視点を切り替える3つの要素とは

その理由はいくらでもありそうだ。ベルトコンベヤーに乗ったかのように、決まりきった観光ルートを、大勢の人と一緒に回るというのは、時流に合っているようには見えない。その意味で、衰退の流れを反転させることは難しいが、〈はとバス〉は、この不利な流れを反転させた。

まず、彼らは、自分たちの事業の反転の芽を探すべく手元の資料を見直すことから始めた。事業を見直していると不思議なことに気づいた。一つは、〈はとバス〉の予約は直前になって伸びることだった。〈はとバス〉に乗りたくて東京に来ているのではなく、直前にたとえば、天気の様子を見て、あるいは時間が空いたからという理由で、来られるお客様が〈はとバス〉のお客様だということが理解できた。

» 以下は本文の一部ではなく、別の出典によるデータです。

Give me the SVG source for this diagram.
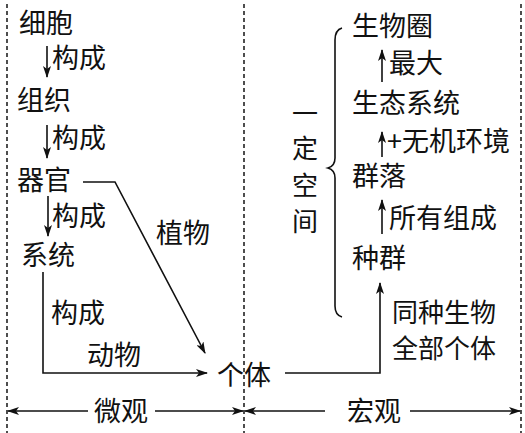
<svg xmlns="http://www.w3.org/2000/svg" width="525" height="433" viewBox="0 0 525 433">
<style>
text{font-family:"Noto Sans CJK SC","Noto Sans",sans-serif;font-size:27px;fill:#111}
.sm{font-size:26px}
.ln{fill:none;stroke:#111;stroke-width:1.6}
.ar{fill:none;stroke:#111;stroke-width:1.6;marker-end:url(#ah)}
.dash{fill:none;stroke:#222;stroke-width:1.6;stroke-dasharray:4 3}
</style>
<defs>
<marker id="ah" viewBox="0 0 12 8" refX="11" refY="4" markerWidth="12" markerHeight="8" markerUnits="userSpaceOnUse" orient="auto">
<path d="M0,0 L12,4 L0,8 L3,4 Z" fill="#111"/>
</marker>
</defs>
<g id="frame">
<line class="dash" x1="7" y1="4" x2="7" y2="433"/>
<line class="dash" x1="244" y1="4" x2="244" y2="433"/>
<line class="dash" x1="521" y1="4" x2="521" y2="433"/>
</g>
<g id="micro-nodes">
<g id="n-xibao"><text x="19" y="33">细胞</text></g>
<g id="n-zuzhi"><text x="17" y="110">组织</text></g>
<g id="n-qiguan"><text x="17" y="190">器官</text></g>
<g id="n-xitong"><text x="21" y="265">系统</text></g>
<g id="n-geti"><text x="217" y="385">个体</text></g>
</g>
<g id="macro-nodes">
<g id="n-zhongqun"><text x="352" y="268">种群</text></g>
<g id="n-qunluo"><text x="352" y="186">群落</text></g>
<g id="n-shengtai"><text x="352" y="113">生态系统</text></g>
<g id="n-shengwuquan"><text x="352" y="36">生物圈</text></g>
</g>
<g id="labels">
<text x="52" y="68">构成</text>
<text x="52" y="148">构成</text>
<text x="52" y="226">构成</text>
<text x="51" y="323">构成</text>
<text x="87" y="365">动物</text>
<text x="156" y="243">植物</text>
<text class="sm" x="392" y="322">同种生物</text>
<text class="sm" x="392" y="358">全部个体</text>
<text x="389" y="73">最大</text>
<text x="387" y="151">+无机环境</text>
<text x="389" y="228">所有组成</text>
<g id="space-label" text-anchor="middle">
<text class="sm" x="305" y="123">一</text>
<text class="sm" x="305" y="158">定</text>
<text class="sm" x="305" y="195">空</text>
<text class="sm" x="305" y="231">间</text>
</g>
<text x="94" y="421">微观</text>
<text x="347" y="421">宏观</text>
</g>
<g id="connectors">
<line class="ar" x1="47" y1="46" x2="47" y2="77"/>
<line class="ar" x1="47" y1="125" x2="47" y2="158"/>
<line class="ar" x1="48" y1="196" x2="48" y2="236"/>
<path class="ar" d="M83,182 L115,182 L205,353"/>
<path class="ar" d="M43,272 L43,373 L207,373"/>
<path class="ar" d="M285,373 L380,373 L380,283"/>
<line class="ar" x1="382" y1="82" x2="382" y2="50"/>
<line class="ar" x1="382" y1="157" x2="382" y2="132"/>
<line class="ar" x1="382" y1="234" x2="382" y2="200"/>
<path class="ln" d="M342,28 Q335,30 335,40 L335,158 Q335,166 328,168 Q335,170 335,178 L335,306 Q335,315 342,317"/>
</g>
<g id="scale">
<line class="ar" x1="88" y1="411" x2="8" y2="411"/>
<line class="ar" x1="155" y1="411" x2="243" y2="411"/>
<line class="ar" x1="325" y1="411" x2="245" y2="411"/>
<line class="ar" x1="410" y1="411" x2="520" y2="411"/>
</g>
</svg>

もう一つ気がついた点は、首都圏在住の利用者が少なくないことであった。首都圏在住の利用者は、50%近い構成比になっていた。とくに、観劇などを含んだ企画ものといわれる観光コースになると圧倒的に首都圏のお客様の割合が大きくなる。

こうして、これまで漠然と考えていた「都内観光客」像があったが、それとは異なるお客様がいて、定番コースとは違ったコースニーズが大きいことに気がついた。それに向けての対応に取り組んだ。

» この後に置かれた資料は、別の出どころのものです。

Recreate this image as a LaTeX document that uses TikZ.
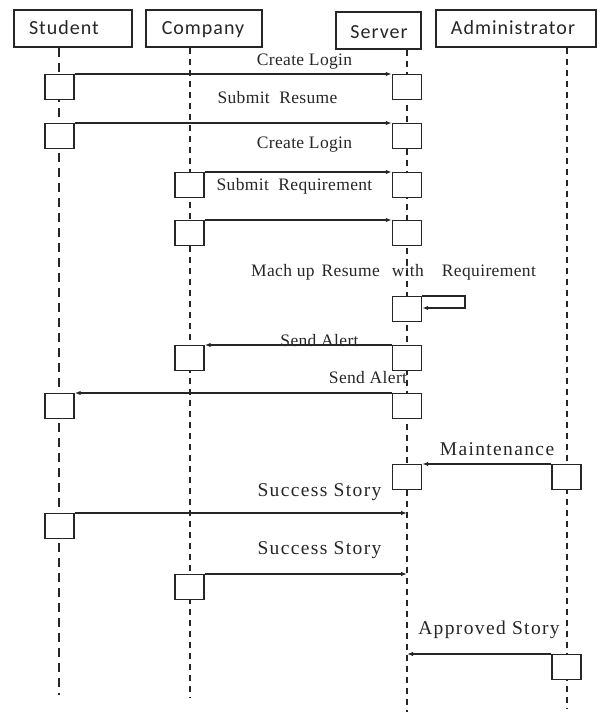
\documentclass[tikz,border=0pt]{standalone}
\usepackage{fontspec}
\setmainfont{Liberation Serif}
\newfontfamily\hdrfont[LetterSpace=5]{Carlito}
\newfontfamily\lblfont[LetterSpace=2]{Liberation Serif}
\newfontfamily\biglblfont[LetterSpace=7]{Liberation Serif}
\usetikzlibrary{arrows.meta}
\definecolor{ink}{HTML}{262626}
\definecolor{txt}{HTML}{262626}
\begin{document}
\begin{tikzpicture}[x=1pt,y=-1pt,
  hdrbox/.style={draw=ink,line width=1.4pt,inner sep=0pt,minimum height=37pt},
  hdrtext/.style={font=\hdrfont\fontsize{20}{24}\selectfont,text=txt,inner sep=0pt,anchor=base},
  actbox/.style={draw=ink,fill=white,line width=1.4pt,inner sep=0pt,minimum width=29pt,minimum height=25pt,anchor=north},
  thinlife/.style={draw=ink,line width=1.2pt,dash pattern=on 9pt off 6pt},
  thicklife/.style={draw=ink,line width=2pt,dash pattern=on 6pt off 5pt},
  msg/.style={draw=ink,line width=1.2pt,-{Latex[length=6pt,width=4.5pt]}},
  lbl/.style={font=\lblfont\fontsize{17.5}{20}\selectfont,text=txt,inner sep=0pt,anchor=base},
  biglbl/.style={font=\biglblfont\fontsize{19.5}{22}\selectfont,text=txt,inner sep=0pt,anchor=base}]
\useasboundingbox (0,0) rectangle (600,717);
% header boxes
\node[hdrbox,minimum width=118pt] (student) at (73,28.5) {};
\node[hdrbox,minimum width=116pt] (company) at (204,28.5) {};
\node[hdrbox,minimum width=85pt] (server) at (378.5,30.5) {};
\node[hdrbox,minimum width=160pt] (admin) at (516,28.5) {};
\node[hdrtext] (studentlbl) at (64,35) {Student};
\node[hdrtext] (companylbl) at (203,35) {Company};
\node[hdrtext] (serverlbl) at (379,38) {Server};
\node[hdrtext] (adminlbl) at (513,35) {Administrator};
% lifeline ends
\coordinate (sbot) at (59,695);
\coordinate (cbot) at (189.5,697);
\coordinate (vbot) at (407,712);
\coordinate (abot) at (566.5,708);
\draw[thinlife] (student.south -| sbot) -- (sbot);
\draw[thicklife] (company.south -| cbot) -- (cbot);
\draw[thicklife] (server.south -| vbot) -- (vbot);
\draw[thicklife] (admin.south -| abot) -- (abot);
% activation boxes
\node[actbox] (s1) at (59.5,74) {};
\node[actbox] (v1) at (407,74) {};
\node[actbox] (s2) at (59.5,123) {};
\node[actbox] (v2) at (407,123) {};
\node[actbox] (c3) at (189.5,172) {};
\node[actbox] (v3) at (407,172) {};
\node[actbox] (c4) at (189.5,220) {};
\node[actbox] (v4) at (407,220) {};
\node[actbox] (v5) at (407,296) {};
\node[actbox] (c6) at (189.5,345) {};
\node[actbox] (v6) at (407,345) {};
\node[actbox] (s7) at (59.5,393) {};
\node[actbox] (v7) at (407,393) {};
\node[actbox] (v8) at (407,464) {};
\node[actbox] (a8) at (566.5,464) {};
\node[actbox] (s9) at (59.5,513) {};
\node[actbox] (c10) at (189.5,574) {};
\node[actbox] (a11) at (566.5,654) {};
% free ends on server lifeline
\coordinate (e9) at (407,513);
\coordinate (e10) at (407,574);
\coordinate (e11) at (407,654);
\coordinate (loopa) at (465,296);
\coordinate (loopb) at (465,308);
% messages
\draw[msg] (s1.north east) -- (v1.north west);
\draw[msg] (s2.north east) -- (v2.north west);
\draw[msg] (c3.north east) -- (v3.north west);
\draw[msg] (c4.north east) -- (v4.north west);
\draw[msg] (v5.north east) -- (loopa) -- (loopb) -- (loopb -| v5.east);
\draw[msg] (v6.north west) -- (c6.north east);
\draw[msg] (v7.north west) -- (s7.north east);
\draw[msg] (a8.north west) -- (v8.north east);
\draw[msg] (s9.north east) -- (e9);
\draw[msg] (c10.north east) -- (e10);
\draw[msg] (a11.north west) -- (e11);
% labels
\node[lbl] (l1) at (304.5,66) {Create Login};
\node[lbl] (l2) at (277.5,103) {Submit\ \ Resume};
\node[lbl] (l3) at (304.5,148) {Create Login};
\node[lbl] (l4) at (294.5,190) {Submit\ \ Requirement};
\node[lbl,anchor=base west] (l5) at (251,276) {Mach up\hspace{7pt}Resume\hspace{12pt}with\hspace{18pt}Requirement};
\node[lbl] (l6) at (319.5,346) {Send Alert};
\node[lbl] (l7) at (368,383) {Send Alert};
\node[biglbl] (l8) at (497,455.5) {Maintenance};
\node[biglbl] (l9) at (319.5,496.5) {Success Story};
\node[biglbl] (l10) at (319.5,554.5) {Success Story};
\node[biglbl] (l11) at (489,634.5) {Approved Story};
\end{tikzpicture}
\end{document}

方針は決まり、これまでの定期観光の考え方を変えた。従来であれば、地方から東京を訪れるお客様相手に、名所旧跡を効率よく回ることや、バス車両の運用効率を図ることが事業の主たる関心だった。それに対して、お客様ニーズにきめ細かく応えることを考えた。

第一に、東京をより深く知りたいというお客様に対しては、非日常的な観光サービスを提供した。サプライズ&プレミアム感、高品質・優雅・都会的センスのある商品が開発された。朝食を築地、昼食を浅草、そして夕食を柴又でとる「江戸味覚食い倒れツアー」。六本木や新宿の夜を楽しむ「シンデレラナイト」。豪華ホテルでの昼食、映画会社とのコラボ、江戸城見学、講談師が案内する「激動の戦後“白洲次郎”探訪記」「年末恒例 東京フィル第九の調べ」といった1回限りのイベントツアーの企画も生まれた。心惹かれるテーマではないか。

定期・定番コースも、お客様の身になってきめの細かい配慮を組み入れた。東京滞在における「時間の合間を縫っての短時間の観光」に対応する観光スケジュールを考えた。ホテルでの朝食を終えたお客様をうまくピックアップして、終わりは17時をこえない。また、新幹線や航空機の接続や都内の宿泊地の利便を考えたスケジュールを立てた。ホテルでの宣伝ももちろん、怠りなし。

こうして、多様なお客様に「行き届いたサービスの提供を」という、お客様目線での対応が進んだ。99年から05年にかけて20%低下した売上高は、見事V字回復を達成した。